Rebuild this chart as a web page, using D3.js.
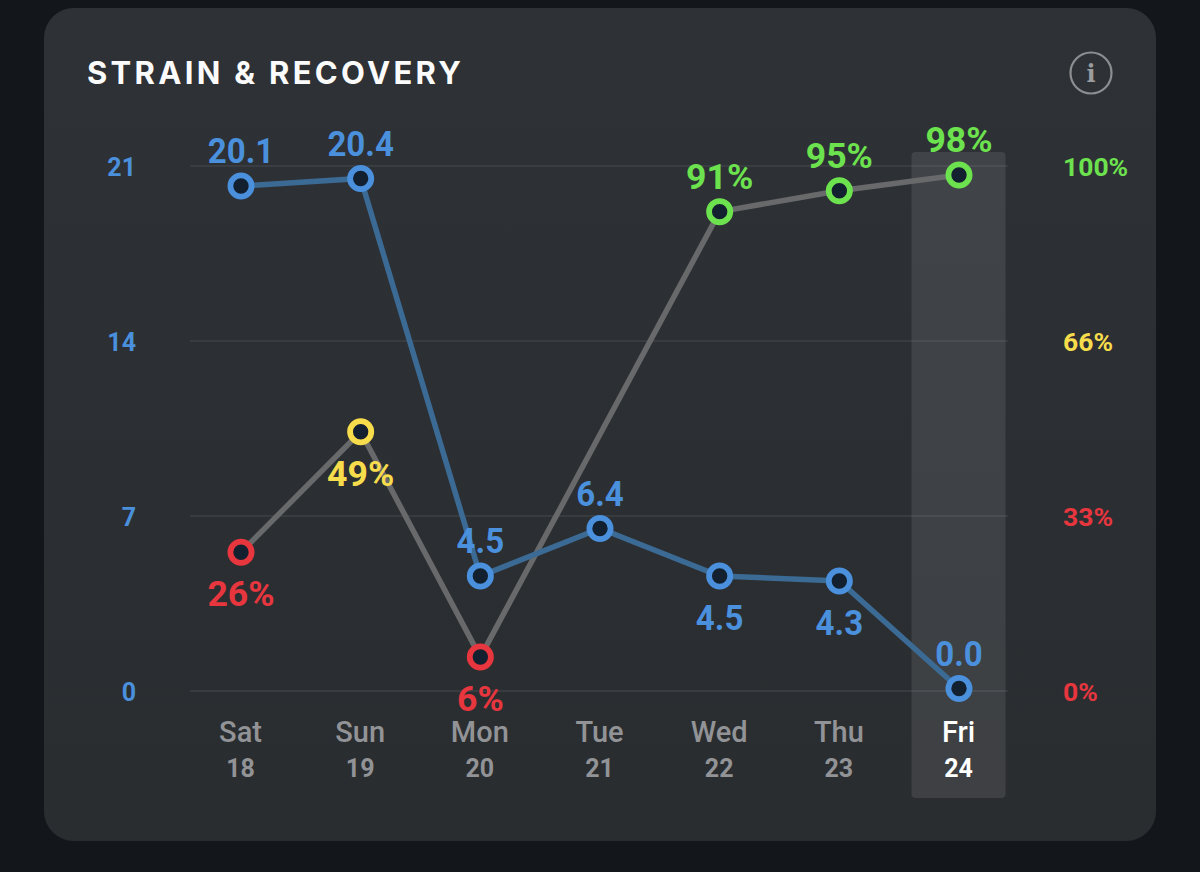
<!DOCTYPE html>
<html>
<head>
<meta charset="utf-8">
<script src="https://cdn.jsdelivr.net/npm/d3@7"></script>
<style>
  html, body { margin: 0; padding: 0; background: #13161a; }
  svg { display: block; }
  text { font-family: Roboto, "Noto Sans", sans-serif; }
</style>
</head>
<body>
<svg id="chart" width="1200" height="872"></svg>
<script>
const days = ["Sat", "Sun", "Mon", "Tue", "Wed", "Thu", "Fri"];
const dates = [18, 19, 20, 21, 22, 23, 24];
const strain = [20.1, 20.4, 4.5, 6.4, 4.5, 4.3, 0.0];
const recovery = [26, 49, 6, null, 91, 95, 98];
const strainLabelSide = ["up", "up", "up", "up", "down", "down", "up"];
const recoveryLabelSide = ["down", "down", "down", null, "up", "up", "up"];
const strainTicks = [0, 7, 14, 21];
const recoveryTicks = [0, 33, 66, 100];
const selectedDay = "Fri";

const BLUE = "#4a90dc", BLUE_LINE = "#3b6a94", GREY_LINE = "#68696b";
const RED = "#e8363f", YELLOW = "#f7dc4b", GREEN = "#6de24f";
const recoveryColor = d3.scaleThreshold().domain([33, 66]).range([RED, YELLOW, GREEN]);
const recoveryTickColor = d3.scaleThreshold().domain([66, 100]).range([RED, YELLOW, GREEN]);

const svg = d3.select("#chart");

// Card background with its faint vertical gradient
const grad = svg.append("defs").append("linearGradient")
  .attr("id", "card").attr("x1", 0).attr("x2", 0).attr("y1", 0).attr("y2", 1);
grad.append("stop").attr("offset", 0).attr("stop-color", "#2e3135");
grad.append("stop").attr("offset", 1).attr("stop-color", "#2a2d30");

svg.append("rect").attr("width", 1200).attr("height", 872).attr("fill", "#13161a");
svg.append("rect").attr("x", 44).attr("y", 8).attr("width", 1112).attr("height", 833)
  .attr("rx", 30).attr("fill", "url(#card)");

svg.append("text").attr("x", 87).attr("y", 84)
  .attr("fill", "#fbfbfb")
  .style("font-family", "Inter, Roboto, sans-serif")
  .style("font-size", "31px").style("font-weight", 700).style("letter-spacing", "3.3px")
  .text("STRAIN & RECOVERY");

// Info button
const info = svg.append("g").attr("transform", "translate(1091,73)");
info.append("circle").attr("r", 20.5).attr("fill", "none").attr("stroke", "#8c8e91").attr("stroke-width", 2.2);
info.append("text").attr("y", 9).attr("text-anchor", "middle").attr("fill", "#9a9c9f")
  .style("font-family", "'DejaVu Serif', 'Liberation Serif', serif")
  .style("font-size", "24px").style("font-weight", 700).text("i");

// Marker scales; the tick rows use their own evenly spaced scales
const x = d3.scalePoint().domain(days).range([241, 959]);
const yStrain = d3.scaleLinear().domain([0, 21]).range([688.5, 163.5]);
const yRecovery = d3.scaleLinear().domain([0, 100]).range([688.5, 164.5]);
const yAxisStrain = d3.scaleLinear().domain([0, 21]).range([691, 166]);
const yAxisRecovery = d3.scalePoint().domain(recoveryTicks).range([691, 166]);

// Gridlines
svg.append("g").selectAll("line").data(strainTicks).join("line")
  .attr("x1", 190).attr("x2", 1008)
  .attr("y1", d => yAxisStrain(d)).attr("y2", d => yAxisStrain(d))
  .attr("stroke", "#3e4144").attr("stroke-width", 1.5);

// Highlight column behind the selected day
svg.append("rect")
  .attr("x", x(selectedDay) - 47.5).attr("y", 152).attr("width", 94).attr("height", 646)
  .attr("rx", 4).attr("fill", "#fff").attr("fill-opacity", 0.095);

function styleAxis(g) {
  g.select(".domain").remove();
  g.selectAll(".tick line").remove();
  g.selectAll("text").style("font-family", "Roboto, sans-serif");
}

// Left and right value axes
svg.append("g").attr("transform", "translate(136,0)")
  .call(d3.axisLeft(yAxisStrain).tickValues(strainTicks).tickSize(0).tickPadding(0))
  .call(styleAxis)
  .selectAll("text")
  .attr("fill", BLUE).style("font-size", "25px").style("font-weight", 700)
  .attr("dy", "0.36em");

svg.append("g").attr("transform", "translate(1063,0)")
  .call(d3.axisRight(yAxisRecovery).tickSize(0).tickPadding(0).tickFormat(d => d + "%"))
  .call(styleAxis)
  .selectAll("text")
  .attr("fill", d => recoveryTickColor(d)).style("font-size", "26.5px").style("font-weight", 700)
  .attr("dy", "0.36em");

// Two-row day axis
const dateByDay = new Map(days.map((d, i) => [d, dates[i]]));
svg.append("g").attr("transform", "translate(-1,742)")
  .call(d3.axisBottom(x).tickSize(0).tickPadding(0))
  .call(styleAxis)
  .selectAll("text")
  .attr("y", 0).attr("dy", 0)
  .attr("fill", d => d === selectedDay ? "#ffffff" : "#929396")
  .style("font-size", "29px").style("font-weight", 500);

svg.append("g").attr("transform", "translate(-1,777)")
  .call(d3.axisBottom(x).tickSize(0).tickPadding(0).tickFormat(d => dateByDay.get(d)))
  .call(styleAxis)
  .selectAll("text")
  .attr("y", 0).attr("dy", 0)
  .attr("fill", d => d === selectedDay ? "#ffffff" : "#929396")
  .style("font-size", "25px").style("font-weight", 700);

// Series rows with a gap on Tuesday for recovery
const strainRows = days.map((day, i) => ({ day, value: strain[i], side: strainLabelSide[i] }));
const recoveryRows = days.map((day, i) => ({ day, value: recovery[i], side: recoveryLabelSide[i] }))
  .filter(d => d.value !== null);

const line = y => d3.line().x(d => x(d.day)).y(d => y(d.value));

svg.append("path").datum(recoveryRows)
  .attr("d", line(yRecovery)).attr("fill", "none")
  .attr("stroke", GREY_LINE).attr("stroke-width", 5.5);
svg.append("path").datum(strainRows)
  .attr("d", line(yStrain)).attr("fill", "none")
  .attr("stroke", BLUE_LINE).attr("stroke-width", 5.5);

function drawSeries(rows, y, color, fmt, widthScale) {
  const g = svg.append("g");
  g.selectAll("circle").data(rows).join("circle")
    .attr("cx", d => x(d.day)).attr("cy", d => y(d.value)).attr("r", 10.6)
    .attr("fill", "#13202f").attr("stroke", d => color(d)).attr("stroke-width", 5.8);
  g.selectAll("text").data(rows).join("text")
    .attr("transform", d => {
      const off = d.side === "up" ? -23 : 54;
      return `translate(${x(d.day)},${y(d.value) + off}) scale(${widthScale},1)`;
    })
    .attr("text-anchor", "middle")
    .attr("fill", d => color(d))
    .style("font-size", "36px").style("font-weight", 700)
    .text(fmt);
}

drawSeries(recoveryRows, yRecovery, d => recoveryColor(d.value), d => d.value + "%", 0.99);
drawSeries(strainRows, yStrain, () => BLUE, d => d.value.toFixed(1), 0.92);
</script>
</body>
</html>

Exercise brief - Reproduce the whole listing word for word, setting aside any pictures.

Answer to the task -
Rebuild this chart as a web page, using D3.js.
<!DOCTYPE html>
<html>
<head>
<meta charset="utf-8">
<script src="https://cdn.jsdelivr.net/npm/d3@7"></script>
<style>
  html, body { margin: 0; padding: 0; background: #13161a; }
  svg { display: block; }
  text { font-family: Roboto, "Noto Sans", sans-serif; }
</style>
</head>
<body>
<svg id="chart" width="1200" height="872"></svg>
<script>
const days = ["Sat", "Sun", "Mon", "Tue", "Wed", "Thu", "Fri"];
const dates = [18, 19, 20, 21, 22, 23, 24];
const strain = [20.1, 20.4, 4.5, 6.4, 4.5, 4.3, 0.0];
const recovery = [26, 49, 6, null, 91, 95, 98];
const strainLabelSide = ["up", "up", "up", "up", "down", "down", "up"];
const recoveryLabelSide = ["down", "down", "down", null, "up", "up", "up"];
const strainTicks = [0, 7, 14, 21];
const recoveryTicks = [0, 33, 66, 100];
const selectedDay = "Fri";

const BLUE = "#4a90dc", BLUE_LINE = "#3b6a94", GREY_LINE = "#68696b";
const RED = "#e8363f", YELLOW = "#f7dc4b", GREEN = "#6de24f";
const recoveryColor = d3.scaleThreshold().domain([33, 66]).range([RED, YELLOW, GREEN]);
const recoveryTickColor = d3.scaleThreshold().domain([66, 100]).range([RED, YELLOW, GREEN]);

const svg = d3.select("#chart");

// Card background with its faint vertical gradient
const grad = svg.append("defs").append("linearGradient")
  .attr("id", "card").attr("x1", 0).attr("x2", 0).attr("y1", 0).attr("y2", 1);
grad.append("stop").attr("offset", 0).attr("stop-color", "#2e3135");
grad.append("stop").attr("offset", 1).attr("stop-color", "#2a2d30");

svg.append("rect").attr("width", 1200).attr("height", 872).attr("fill", "#13161a");
svg.append("rect").attr("x", 44).attr("y", 8).attr("width", 1112).attr("height", 833)
  .attr("rx", 30).attr("fill", "url(#card)");

svg.append("text").attr("x", 87).attr("y", 84)
  .attr("fill", "#fbfbfb")
  .style("font-family", "Inter, Roboto, sans-serif")
  .style("font-size", "31px").style("font-weight", 700).style("letter-spacing", "3.3px")
  .text("STRAIN & RECOVERY");

// Info button
const info = svg.append("g").attr("transform", "translate(1091,73)");
info.append("circle").attr("r", 20.5).attr("fill", "none").attr("stroke", "#8c8e91").attr("stroke-width", 2.2);
info.append("text").attr("y", 9).attr("text-anchor", "middle").attr("fill", "#9a9c9f")
  .style("font-family", "'DejaVu Serif', 'Liberation Serif', serif")
  .style("font-size", "24px").style("font-weight", 700).text("i");

// Marker scales; the tick rows use their own evenly spaced scales
const x = d3.scalePoint().domain(days).range([241, 959]);
const yStrain = d3.scaleLinear().domain([0, 21]).range([688.5, 163.5]);
const yRecovery = d3.scaleLinear().domain([0, 100]).range([688.5, 164.5]);
const yAxisStrain = d3.scaleLinear().domain([0, 21]).range([691, 166]);
const yAxisRecovery = d3.scalePoint().domain(recoveryTicks).range([691, 166]);

// Gridlines
svg.append("g").selectAll("line").data(strainTicks).join("line")
  .attr("x1", 190).attr("x2", 1008)
  .attr("y1", d => yAxisStrain(d)).attr("y2", d => yAxisStrain(d))
  .attr("stroke", "#3e4144").attr("stroke-width", 1.5);

// Highlight column behind the selected day
svg.append("rect")
  .attr("x", x(selectedDay) - 47.5).attr("y", 152).attr("width", 94).attr("height", 646)
  .attr("rx", 4).attr("fill", "#fff").attr("fill-opacity", 0.095);

function styleAxis(g) {
  g.select(".domain").remove();
  g.selectAll(".tick line").remove();
  g.selectAll("text").style("font-family", "Roboto, sans-serif");
}

// Left and right value axes
svg.append("g").attr("transform", "translate(136,0)")
  .call(d3.axisLeft(yAxisStrain).tickValues(strainTicks).tickSize(0).tickPadding(0))
  .call(styleAxis)
  .selectAll("text")
  .attr("fill", BLUE).style("font-size", "25px").style("font-weight", 700)
  .attr("dy", "0.36em");

svg.append("g").attr("transform", "translate(1063,0)")
  .call(d3.axisRight(yAxisRecovery).tickSize(0).tickPadding(0).tickFormat(d => d + "%"))
  .call(styleAxis)
  .selectAll("text")
  .attr("fill", d => recoveryTickColor(d)).style("font-size", "26.5px").style("font-weight", 700)
  .attr("dy", "0.36em");

// Two-row day axis
const dateByDay = new Map(days.map((d, i) => [d, dates[i]]));
svg.append("g").attr("transform", "translate(-1,742)")
  .call(d3.axisBottom(x).tickSize(0).tickPadding(0))
  .call(styleAxis)
  .selectAll("text")
  .attr("y", 0).attr("dy", 0)
  .attr("fill", d => d === selectedDay ? "#ffffff" : "#929396")
  .style("font-size", "29px").style("font-weight", 500);

svg.append("g").attr("transform", "translate(-1,777)")
  .call(d3.axisBottom(x).tickSize(0).tickPadding(0).tickFormat(d => dateByDay.get(d)))
  .call(styleAxis)
  .selectAll("text")
  .attr("y", 0).attr("dy", 0)
  .attr("fill", d => d === selectedDay ? "#ffffff" : "#929396")
  .style("font-size", "25px").style("font-weight", 700);

// Series rows with a gap on Tuesday for recovery
const strainRows = days.map((day, i) => ({ day, value: strain[i], side: strainLabelSide[i] }));
const recoveryRows = days.map((day, i) => ({ day, value: recovery[i], side: recoveryLabelSide[i] }))
  .filter(d => d.value !== null);

const line = y => d3.line().x(d => x(d.day)).y(d => y(d.value));

svg.append("path").datum(recoveryRows)
  .attr("d", line(yRecovery)).attr("fill", "none")
  .attr("stroke", GREY_LINE).attr("stroke-width", 5.5);
svg.append("path").datum(strainRows)
  .attr("d", line(yStrain)).attr("fill", "none")
  .attr("stroke", BLUE_LINE).attr("stroke-width", 5.5);

function drawSeries(rows, y, color, fmt, widthScale) {
  const g = svg.append("g");
  g.selectAll("circle").data(rows).join("circle")
    .attr("cx", d => x(d.day)).attr("cy", d => y(d.value)).attr("r", 10.6)
    .attr("fill", "#13202f").attr("stroke", d => color(d)).attr("stroke-width", 5.8);
  g.selectAll("text").data(rows).join("text")
    .attr("transform", d => {
      const off = d.side === "up" ? -23 : 54;
      return `translate(${x(d.day)},${y(d.value) + off}) scale(${widthScale},1)`;
    })
    .attr("text-anchor", "middle")
    .attr("fill", d => color(d))
    .style("font-size", "36px").style("font-weight", 700)
    .text(fmt);
}

drawSeries(recoveryRows, yRecovery, d => recoveryColor(d.value), d => d.value + "%", 0.99);
drawSeries(strainRows, yStrain, () => BLUE, d => d.value.toFixed(1), 0.92);
</script>
</body>
</html>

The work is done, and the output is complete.